Two days later, Onuoha said, “A lot of people keep DM’ing me asking for the full story…they ended up taking my ID badge away from me later that day and I was told to call security if I had a problem with it. And that was after holding me up for 30 minutes causing me to miss my bus ride home.”

News outlets attempted to reach out to Google but did not get a response. A Google spokesperson told Forbes in a statement that the company “take this employee’s concerns very seriously” and contacted Onuhoa concerning the incident.

“We learned that the employee was having issues with his badge due to an administrative error and contacted the reception team for help,” the spokesperson told Forbes.

“After they were unable to resolve the issue, the security team was called to look into and help resolve the issue.”
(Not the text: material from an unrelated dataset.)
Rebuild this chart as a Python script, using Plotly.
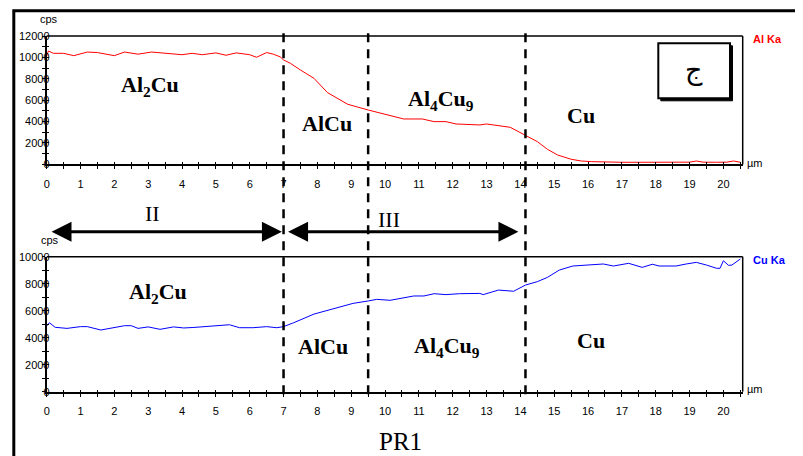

Google has already been under scrutiny after making headlines last year for firing two Black women— its diversity recruiter, April Christina Curley, and Timnit Gebru, a top artificial intelligence researcher.

Gebru says she was fired via email after refusing to retract a research paper that asked tough questions about a type of artificial intelligence, which included Google’s use of it.

In 2020, USA Today did an analysis on the Black employees at Google and found, as of 2018, 741 Black women worked at Google, 1% of its U.S. workforce

Five Black women—1.4%—held senior leadership positions out of 357, and 741 Black women–1.1%–held management positions out of 67,248.

In 2012, African Americans made up just 1.5% of Google’s U.S. employees.